If the dependency can be resolved only from information in a B item:
// In the cc file of your setup:
namespace map_api {
template <>
TrackerIdType determineTracker<TrackeeType, TrackerType, TrackerIdType>(
const TrackeeType& trackee) {
// ...
return tracker_id;
}
template <>
NetTable* tableForType<typename TrackerType>() {
return tracker_table;
}
} // namespace map_api
// During setup:
trackee_table->
pushNewChunkIdsToTracker<TrackeeType, TrackerType, TrackerIdType>();If more transaction-time information is needed:
// During setup:
trackee_table->
pushNewChunkIdsToTracker(tracker_table);
// Before committing the transaction:
transaction.overrideTrackerIdentificationMethod(trackee_table, tracker_table,
[&identification_helpers](const Revision& trackee_revision){
// ...
return tracker_id;
});Either way, the transaction will now push chunk ids of newly created items in B to the corresponding items of A before committing the transaction. Note that this will update the A items even if they haven't been modified explicitly during the transaction.

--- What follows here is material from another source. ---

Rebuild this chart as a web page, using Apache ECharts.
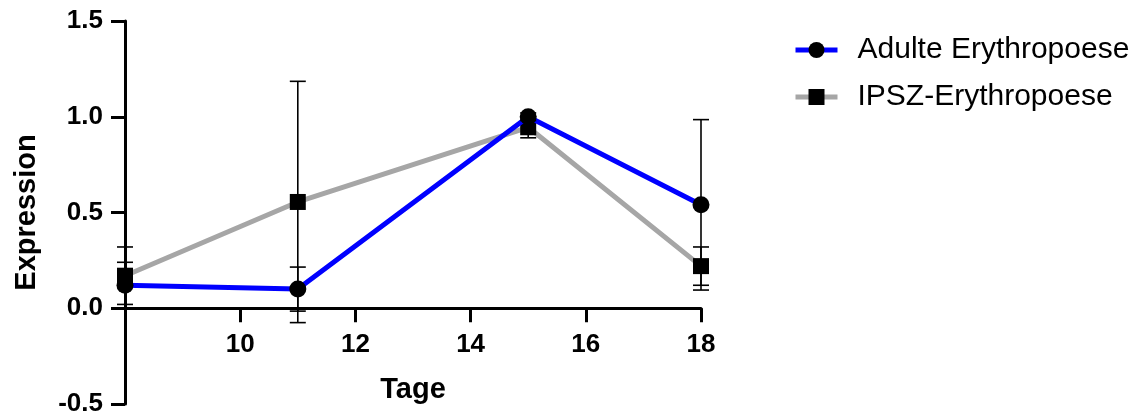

Tracked chunks can then be fetched, e.g. at the beginning of a transaction:
transaction.fetchAllChunksTrackedByItemsInTable(tracker_table);
// or, for individual items:
transaction.fetchAllChunksTrackedBy(tracker_id, tracker_table);As mentioned above, commit conflicts should be generally avoided by design. However, for situations where they can't be avoided, it's possible to specify auto-merging policies.
For instance, if an item contains some list that peers can add list-items to, a commit conflict would ensue if two peers would add different items at the same time. However, it could make sense in an application to not treat this as a conflict, but to instead just consolidate both additions (in fact, this is automatically done for chunk tracking).
For this example, adding such a merge policy would be achieved using the
following code (assuming objectFromRevision(), objectToRevision(),
getObjectDiff() and applyObjectDiff() are specialized for the item class in
question):
// In the setup cc file:
bool autoMergeList(const ItemDiff& conflicting_diff, ItemDiff* diff_at_hand) {
CHECK_NOTNULL(diff_at_hand);
if (!conflicting_diff.onlyListHasChanged() ||
!diff_at_hand->onlyListHasChanged()) {
return false;
}
const ListDiff conflicting_list_diff = conflicting_diff.getListDiff();
ListDiff list_diff_at_hand = diff_at_hand->getListDiff();
// Make auto-merge fail if removals are present.
if (conflicting_list_diff.containsRemovals() ||
list_diff_at_hand.containsRemovals()) {
return false;
}
list_diff_at_hand.consolidate(conflicting_list_diff);
diff_at_hand->setListDiff(list_diff_at_hand);
return true;
}
// During setup:
// TODO(tcies) adapt interface to template on object type.
table->addAutoMergePolicy(autoMergeList);Note that several policies can be specified per table. Auto-merging will try them all until one succeeds.